Early in January, eBay made an announcement that shed some light on a couple of acquisitions from the previous year, notably the open source e-commerce platform Magento, which is one of the most widely used e-commerce content management/shopping cart systems. eBay unveiled a new service they have dubbed (perhaps a bit boringly) 'eBay Enterprise Ship-from-Store', which will allow retailers to use eBay and Magento to list their inventory online, but integrate their brick and mortar inventories. Additionally, customers will have the option to pick up their e-commerce purchases in-store to save on shipping costs and time.
As eBay said in their release, "Effective omnichannel capabilities significantly boost sales, enhance the consumer experience and improve customer retention rates. With 77% of consumers expecting retailers to provide a consistent, integrated experience between their in-store and online channels, ship-from-store and in-store pickup will empower retailers to continue to compete in an omnichannel landscape and meet their customers' evolving needs."
Intended as a means of counterbalancing Amazon's sudden and rather dramatic purchases of warehouse space all across North America, eBay hopes to attract a number of mid-size retailers who together can outweigh the impact of the retail juggernaut that Amazon has become.

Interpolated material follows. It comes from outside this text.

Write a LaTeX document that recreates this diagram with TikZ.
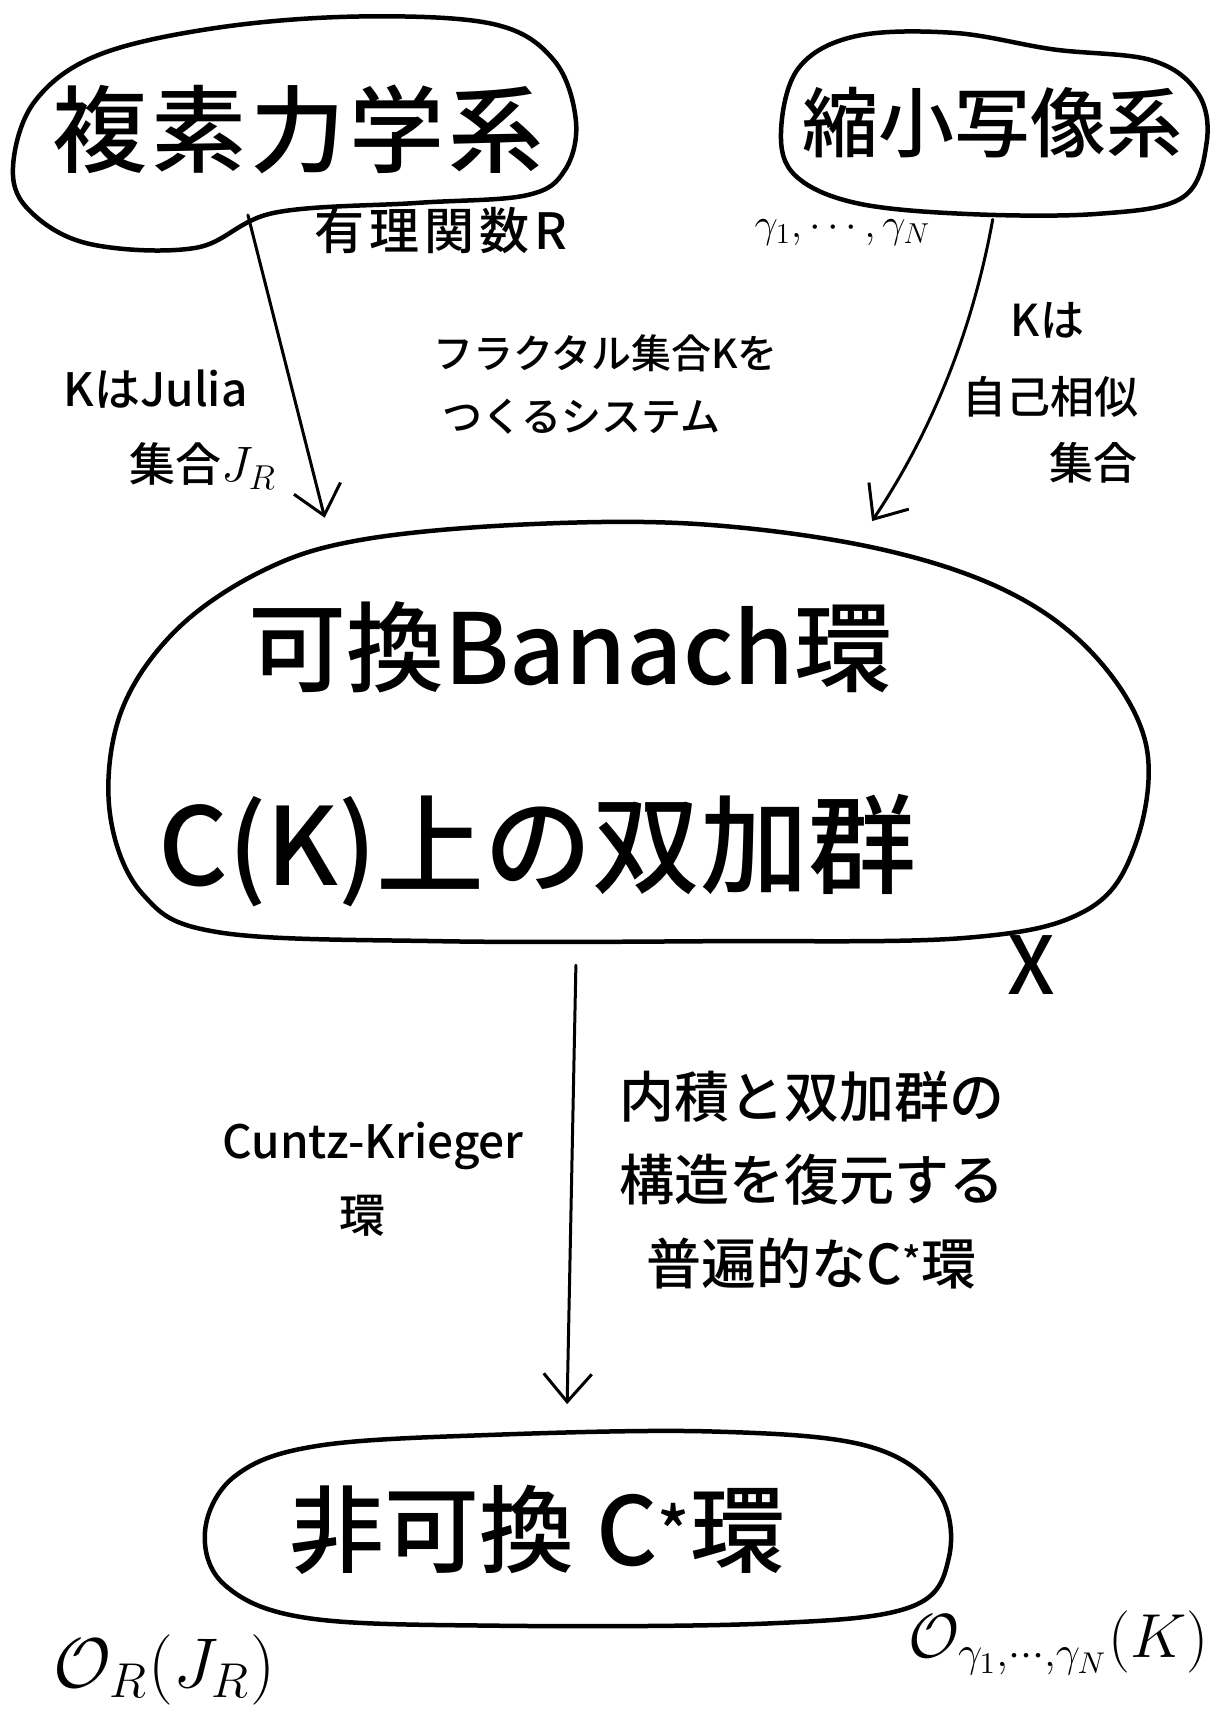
\documentclass[tikz,border=0pt]{standalone}
\usepackage{fontspec}
\setmainfont{Noto Sans CJK JP}[UprightFont={* Medium},BoldFont={* Bold}]
\usetikzlibrary{arrows.meta}
\newcommand\myfs[1]{\fontsize{#1}{#1}\selectfont}
\begin{document}
\begin{tikzpicture}[x=1.0974pt,y=-1.0974pt,
  blob/.style={line width=4.5pt, line join=round, smooth cycle, tension=0.6},
  conn/.style={line width=3pt, line cap=round, -{Straight Barb[length=28pt,width=48pt,line width=3pt]}},
  lbl/.style={inner sep=0pt, anchor=center}]
\useasboundingbox (0,0) rectangle (1109,1568);

% blobs
\draw[blob] plot coordinates {(12,150) (32,92) (90,50) (200,25) (330,15) (450,22) (505,55) (525,110) (515,155) (480,178) (380,185) (250,194) (178,226) (80,222) (25,190)};
\draw[blob] plot coordinates {(712,120) (728,62) (780,33) (870,30) (960,45) (1050,55) (1092,85) (1100,130) (1078,180) (1000,195) (880,195) (780,185) (725,160)};
\draw[blob] plot coordinates {(100,740) (110,650) (160,575) (240,520) (330,492) (480,478) (640,478) (800,500) (920,540) (1000,600) (1045,680) (1035,770) (990,830) (880,855) (650,858) (400,858) (200,850) (130,815)};
\draw[blob] plot coordinates {(187,1395) (215,1345) (290,1318) (450,1308) (650,1305) (790,1318) (855,1360) (865,1420) (830,1465) (700,1480) (450,1482) (280,1475) (205,1445)};

% main texts
\node[lbl] (cds) at (272,118) {\myfs{95}複\hspace{4pt}素\hspace{4pt}力\hspace{4pt}学\hspace{4pt}系};
\node[lbl] (cms) at (905,112) {\myfs{76}縮小写像系};
\node[lbl] (cba) at (520,590) {\myfs{98}可換Banach環};
\node[lbl] (cbm) at (490,775) {\myfs{108}C(K)上の双加群};
\node[lbl] (ncc) at (490,1395) {\myfs{95}非可換 C\textsuperscript{*}環};
\node[lbl] (xx) at (940,880) {\myfs{80}X};

% labels
\node[lbl] (rat) at (402,210) {\myfs{50}有\hspace{5pt}理\hspace{5pt}関\hspace{5pt}数\hspace{5pt}R};
\node[lbl,scale=2] (gam) at (768,212) {\myfs{21}$\gamma_1,\cdots,\gamma_N$};
\node[lbl] (kj1) at (142,355) {\myfs{46}KはJulia};
\node[lbl,scale=2] (kj2) at (185,425) {\myfs{23}集合$J_R$};
\node[lbl] (fr1) at (552,322) {\myfs{40}フラクタル集合Kを};
\node[lbl] (fr2) at (530,380) {\myfs{40}つくるシステム};
\node[lbl] (ks1) at (955,292) {\myfs{44}Kは};
\node[lbl] (ks2) at (958,362) {\myfs{44}自己相似};
\node[lbl] (ks3) at (997,422) {\myfs{44}集合};
\node[lbl] (ck1) at (340,1045) {\myfs{46}Cuntz-Krieger};
\node[lbl] (ck2) at (330,1108) {\myfs{46}環};
\node[lbl] (un1) at (740,1000) {\myfs{55}内積と双加群の};
\node[lbl] (un2) at (740,1075) {\myfs{55}構造を復元する};
\node[lbl] (un3) at (740,1152) {\myfs{55}普遍的なC\textsuperscript{*}環};
\node[lbl,scale=3.4] (ojr) at (150,1522) {\myfs{20}$\mathcal{O}_R(J_R)$};
\node[lbl,scale=3] (ogk) at (965,1498) {\myfs{20}$\mathcal{O}_{\gamma_1,\cdots,\gamma_N}(K)$};

% connector endpoints
\coordinate (la) at (226,196);
\coordinate (lb) at (296,472);
\coordinate (ra) at (905,200);
\coordinate (rb) at (795,475);
\coordinate (ma) at (525,880);
\coordinate (mb) at (517,1280);

\draw[conn] (la) -- (lb);
\draw[conn] (ra) .. controls (885,310) and (845,400) .. (rb);
\draw[conn] (ma) -- (mb);
\end{tikzpicture}
\end{document}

All of this back and forth between these two retail giants only serves to highlight a couple of things that are likely to be the hallmarks of the 2014 retail year. Primarily, the sort of logistics issues that we saw over the course of the holiday season will have to become a thing of the past, and secondly, we're going to see a great deal more focus on omni-channel integration as the walls between the digital world and the brick and mortar world begin to blur, becoming more and more irrelevant.